11/05/2023 - 00:00hs
Existen emociones tan memorables en la vida que pasamos el resto de nuestros días añorando el momento en que sucedieron. El escritor Abelardo Castillo recordaba, como una impresión inolvidable, la vez que sintió oír la melodía de un violín cuando caminaba hace muchos años con una mujer en el Rosedal. Durante largo tiempo, lo acompañó ese sonido perfecto, conmovedor, disparándole cada vez que acudía a su encuentro imágenes de aquel momento. Pero no sabía a qué obra pertenecía y vivió, no pocos años, aterrado por la idea de que se le borraría de la cabeza o nunca lo reconocería. Hasta que, por fin, un día lo oyó de nuevo en un programa musical por radio: era una sonata de violín de Bela Bartok. Como en nuestro país solo había una edición muy vieja de ella, el autor de El que tiene sed se la hizo comprar en Inglaterra. “Es como si quisiera asegurarme maniáticamente contra aquel miedo que tuve de que esa música me abandonara”, confesó alguna vez.
Los cuentos de Castillo permanecen en nosotros como testigos fieles de un instante único en nuestras vidas. Las primeras páginas de Crónica de un iniciado son de 1961; el mismo año en que su primer libro de cuentos Las otras puertas, recibiera en Cuba el Premio Casa de las Américas, otorgado por un jurado presidido por Juan Rulfo. A fines de esa década, ya tenía un borrador bastante considerable pero caótico. Dejó de escribirlo durante mucho tiempo, incluso creyó que no terminaría la novela. La retomó casi veinte años después, aunque nunca dejó de tomar apuntes. La demora en sus textos es algo conocido. No le costaba escribirlos, sino decidir cuándo había llegado la hora. Al punto de que, los dos años previos a su publicación, no hizo otra cosa que reescribirla. Durante un reportaje que le realizó el periodista Alberto Catena explicó que algún capitulo estuvo intocado, pero otros —en cambio— se habían corregido veinte veces.
Los grandes escritores se han manejado casi siempre en distintos géneros.

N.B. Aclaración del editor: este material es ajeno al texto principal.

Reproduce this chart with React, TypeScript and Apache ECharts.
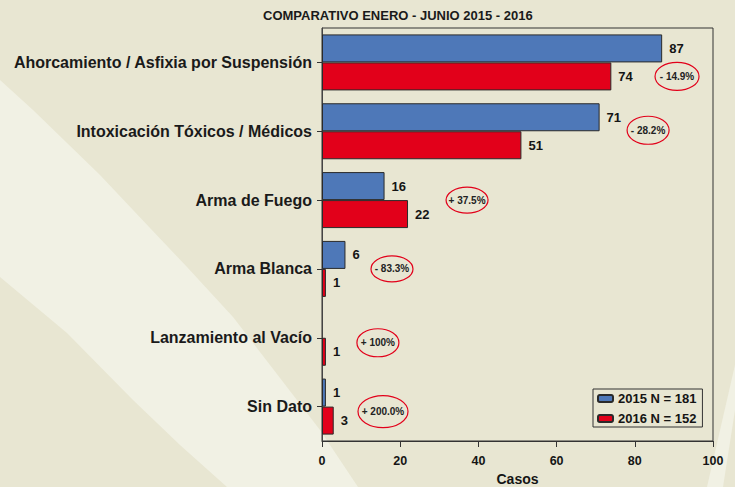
import React, { useEffect, useRef } from "react";
import * as echarts from "echarts";

const categories = [
  "Ahorcamiento / Asfixia por Suspensión",
  "Intoxicación Tóxicos / Médicos",
  "Arma de Fuego",
  "Arma Blanca",
  "Lanzamiento al Vacío",
  "Sin Dato",
];
const values2015: (number | null)[] = [87, 71, 16, 6, null, 1];
const values2016: (number | null)[] = [74, 51, 22, 1, 1, 3];
const seriesNames = ["2015 N = 181", "2016 N = 152"];
const changeLabels = ["- 14.9%", "- 28.2%", "+ 37.5%", "- 83.3%", "+ 100%", "+ 200.0%"];
// annotation anchor (x in "Casos" units) for each category
const noteX = [90.8, 83.4, 37.1, 17.9, 14.3, 15.6];
const xTicks = { min: 0, max: 100, interval: 20 };

const noteDy = [14, -1, 0, 0, 5, 5];
const noteRx = [22, 21, 21, 21, 21, 25];
const noteRy = [14, 14, 13, 13, 14, 16];

const FONT = "'Liberation Sans', Arial, sans-serif";
const BLUE = "#4E78B8";
const RED = "#E2001A";

export default function App() {
  const ref = useRef<HTMLDivElement>(null);
  useEffect(() => {
    if (!ref.current) return;
    const chart = echarts.init(ref.current, null, { renderer: "svg" });
    const barLabel = {
      show: true,
      position: "right",
      distance: 7,
      color: "#151515",
      fontWeight: "bold",
      fontSize: 13,
      fontFamily: FONT,
    };
    chart.setOption({
      animation: false,
      backgroundColor: "#E8E6D2",
      graphic: [
        {
          type: "polygon",
          z: -10,
          silent: true,
          shape: {
            points: [
              [0, 80], [33, 110], [100, 175], [150, 228], [187, 267], [233, 317],
              [280, 378], [320, 430], [358, 487], [227, 487], [180, 445],
              [133, 400], [67, 333], [0, 277],
            ],
          },
          style: { fill: "#F1F1E4" },
        },
        {
          type: "polygon",
          z: -10,
          silent: true,
          shape: { points: [[735, 365], [735, 410], [723, 487], [707, 487]] },
          style: { fill: "#F1F1E4" },
        },
      ],
      title: {
        text: "COMPARATIVO ENERO - JUNIO 2015 - 2016",
        left: 258,
        top: 4,
        textStyle: { fontSize: 13, fontWeight: "bold", color: "#1a1a1a", fontFamily: FONT },
      },
      legend: {
        data: seriesNames,
        orient: "vertical",
        left: 593,
        top: 389,
        padding: [3, 6, 2, 4],
        itemGap: 7,
        itemWidth: 15,
        itemHeight: 7,
        borderColor: "#333",
        borderWidth: 1,
        backgroundColor: "#E8E6D2",
        textStyle: { fontSize: 13, fontWeight: "bold", color: "#151515", fontFamily: FONT },
      },
      grid: {
        left: 322,
        right: 22,
        top: 28,
        bottom: 46,
        outerBoundsMode: "none",
        containLabel: false,
        show: true,
        borderColor: "#333",
        borderWidth: 1,
        backgroundColor: "transparent",
      },
      xAxis: {
        type: "value",
        min: xTicks.min,
        max: xTicks.max,
        interval: xTicks.interval,
        name: "Casos",
        nameLocation: "middle",
        nameGap: 31,
        nameTextStyle: { fontSize: 14, lineHeight: 14, fontWeight: "bold", color: "#151515", fontFamily: FONT },
        axisLine: { show: true, lineStyle: { color: "#333" } },
        axisTick: { show: true, length: 6, lineStyle: { color: "#333" } },
        axisLabel: { margin: 13, fontSize: 12.5, fontWeight: "bold", color: "#151515", fontFamily: FONT },
        splitLine: { show: false },
      },
      yAxis: {
        type: "category",
        data: categories,
        inverse: true,
        axisLine: { show: true, lineStyle: { color: "#444" } },
        axisTick: { show: true, alignWithLabel: true, length: 5, lineStyle: { color: "#333" } },
        axisLabel: { margin: 10, fontSize: 16, fontWeight: "bold", color: "#1a1a1a", fontFamily: FONT },
      },
      series: [
        {
          name: seriesNames[0],
          type: "bar",
          data: values2015,
          barWidth: 28,
          barGap: "0%",
          itemStyle: { color: BLUE, borderColor: "#2a2a2a", borderWidth: 1 },
          label: barLabel,
        },
        {
          name: seriesNames[1],
          type: "bar",
          data: values2016,
          barWidth: 28,
          barGap: "0%",
          itemStyle: { color: RED, borderColor: "#2a2a2a", borderWidth: 1 },
          label: barLabel,
        },
        {
          type: "custom",
          name: "notes",
          clip: false,
          silent: true,
          encode: { x: 0, y: 1 },
          data: noteX.map((x, i) => [x, i]),
          renderItem: (params: any, api: any) => {
            const i = params.dataIndex;
            const pt = api.coord([api.value(0), api.value(1)]);
            const cy = pt[1] + noteDy[i];
            return {
              type: "group",
              children: [
                {
                  type: "ellipse",
                  shape: { cx: pt[0], cy, rx: noteRx[i], ry: noteRy[i] },
                  style: { fill: "none", stroke: RED, lineWidth: 1.2 },
                },
                {
                  type: "text",
                  x: pt[0],
                  y: cy,
                  style: {
                    text: changeLabels[i],
                    fill: "#222",
                    font: `bold 10px ${FONT}`,
                    align: "center",
                    verticalAlign: "middle",
                  },
                },
              ],
            };
          },
        },
      ],
    });
    return () => chart.dispose();
  }, []);
  return (
    <div
      ref={ref}
      style={{ position: "absolute", left: 0, top: 0, width: 735, height: 487 }}
    />
  );
}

Castillo no fue la excepción. “Es cierto que algunos escritores se mueven mejor en una modalidad que en otra —sostenía—, pero eso no debe sorprender. Para comprobar lo que digo no hay más que pensar en Unamuno o Sartre. O en los norteamericanos, en Hemingway o Faulkner, autores tanto de novelas como de cuentos”. Sin ir más lejos, el último de los autores citados decía que, en el escritor de categoría, primero estaba el poeta y luego el cuentista. En ese sentido, un novelista arquetípico como Hermann Hesse es reconocido por Siddharta, El lobo estepario o Demián, pero sus cuentos llenan cuatro volúmenes y están entre las mejores páginas que elaboró.

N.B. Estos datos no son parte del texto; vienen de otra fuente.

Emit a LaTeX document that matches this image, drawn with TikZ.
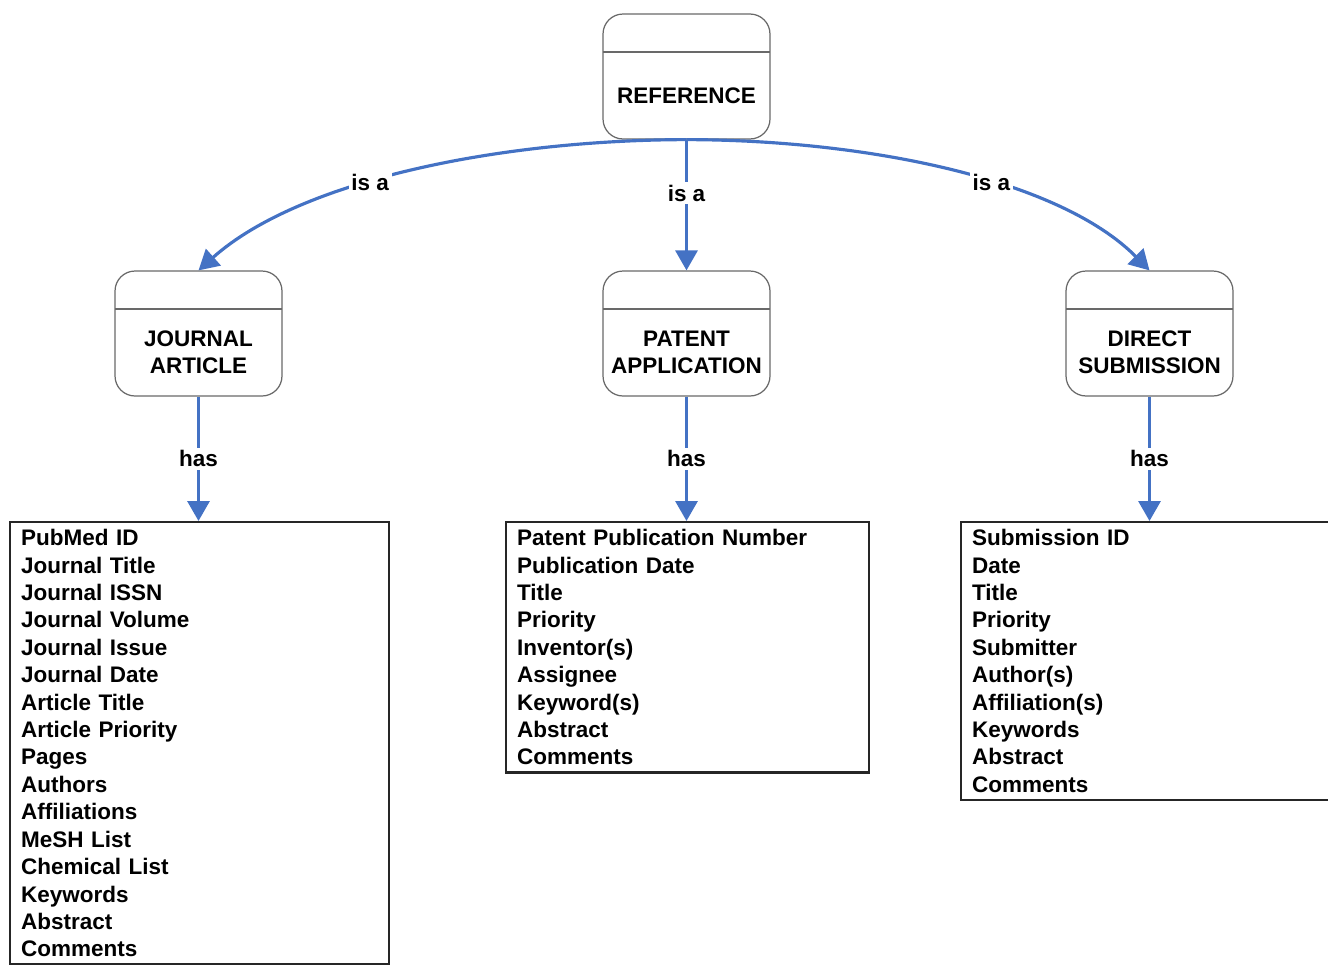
\documentclass[tikz,border=0pt]{standalone}
\usepackage{fontspec}
\setmainfont{Liberation Sans}
\usetikzlibrary{arrows.meta,positioning,calc}

\definecolor{linkblue}{RGB}{68,114,196}
\definecolor{boxgray}{RGB}{105,105,105}

\begin{document}
\begin{tikzpicture}[x=0.02cm, y=-0.02cm,
    entity/.style={draw=boxgray, line width=0.7pt, rounded corners=0.4cm, minimum width=3.34cm, minimum height=2.5cm, inner sep=0pt,
        path picture={\draw[boxgray, line width=0.7pt] ([yshift=-0.76cm]path picture bounding box.north west) -- ([yshift=-0.76cm]path picture bounding box.north east);}},
    etext/.style={align=center, inner sep=0pt, font=\fontsize{12.8pt}{15.6pt}\selectfont\bfseries},
    fieldbox/.style={draw=black!85, line width=1.3pt, anchor=north west, align=left, inner xsep=0.22cm, inner ysep=0.145cm, font=\fontsize{12.8pt}{15.6pt}\selectfont\bfseries},
    link/.style={linkblue, line width=1.8pt, -{Triangle[width=0.44cm,length=0.4cm]}},
    lbl/.style={fill=white, text=black, inner sep=1.5pt, font=\fontsize{12.8pt}{15.6pt}\selectfont\bfseries}
]
    \useasboundingbox (0,0) rectangle (1328,964);
    \clip (0,0) rectangle (1328,964);

    % Entities
    \node[entity] (ref) at (686.5,76.5) {};
    \node[etext] (refT) at ([yshift=-0.38cm]ref.center) {REFERENCE};
    \node[entity] (jrn) at (198.5,333.5) {};
    \node[etext] (jrnT) at ([yshift=-0.38cm]jrn.center) {JOURNAL\\ARTICLE};
    \node[entity] (pat) at (686.5,333.5) {};
    \node[etext] (patT) at ([yshift=-0.38cm]pat.center) {PATENT\\APPLICATION};
    \node[entity] (dir) at (1149.5,333.5) {};
    \node[etext] (dirT) at ([yshift=-0.38cm]dir.center) {DIRECT\\SUBMISSION};

    % Field lists
    \node[fieldbox, text width=7.14cm] (jrnF) at (9,521) {PubMed ID\\ Journal Title\\ Journal ISSN\\ Journal Volume\\ Journal Issue\\ Journal Date\\ Article Title\\ Article Priority\\ Pages\\ Authors\\ Affiliations\\ MeSH List\\ Chemical List\\ Keywords\\ Abstract\\ Comments};
    \node[fieldbox, text width=6.82cm] (patF) at (505,521) {Patent Publication Number\\ Publication Date\\ Title\\ Priority\\ Inventor(s)\\ Assignee\\ Keyword(s)\\ Abstract\\ Comments};
    \node[fieldbox, text width=8cm] (dirF) at (960,521) {Submission ID\\ Date\\ Title\\ Priority\\ Submitter\\ Author(s)\\ Affiliation(s)\\ Keywords\\ Abstract\\ Comments};

    % is a
    \draw[link] (ref.south) .. controls (500,140) and (300,180) .. (jrn.north) node[lbl, pos=0.58] (isaJ) {is a};
    \draw[link] (ref.south) -- node[lbl, pos=0.41] (isaP) {is a} (pat.north);
    \draw[link] (ref.south) .. controls (870,140) and (1060,180) .. (dir.north) node[lbl, pos=0.58] (isaD) {is a};

    % has
    \draw[link] (jrn.south) -- node[lbl] (hasJ) {has} (jrn.south |- jrnF.north);
    \draw[link] (pat.south) -- node[lbl] (hasP) {has} (pat.south |- patF.north);
    \draw[link] (dir.south) -- node[lbl] (hasD) {has} (dir.south |- dirF.north);
\end{tikzpicture}
\end{document}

Pese al éxito de público y a los premios internaciones obtenidos por obras de teatro como Israfel o El otro Judas, Castillo nunca quiso considerarse dramaturgo: “Yo soy algo así como un narrador que, además, escribe teatro. Cuando se habla de dramaturgos se piensa en autores que están más cerca del teatro como espectáculo que como escritura. En Francia, hombres de teatro son Giraudoux o Anouilh y no Sartre, aunque no pocas veces las obras de este para la escena hayan sido más importantes que las de aquellos”. En esa línea, el escritor coincide con Tito Cossa cuando afirmó que los autores de teatro han sido expulsados de la literatura, pues, en Argentina, suele hablarse de la narrativa y el teatro como si fueran opuestos entre sí. “Y no es así. Todo es literatura”.
Castillo estaba convencido de que un escritor que no cruzó alguna vez el río del infierno no llegaría a ser nunca escritor. O, por lo menos, había que tener el propósito de hacer ese trayecto, como un itinerario legado por Dante Aligheri. Señala que, en estos tiempos, está de moda una literatura frívola, llamada light, que no se plantea problemas y se ve a sí misma como una estética, cuando en realidad no es más que una manifestación de la impotencia de sus cultores: “No es que se propongan escribir así, es que no pueden escribir de otra manera”. Castillo no creía en el paraíso, pero estaba seguro de que el infierno no es otra cosa que aquello que la gente no se atreve a mirar de frente.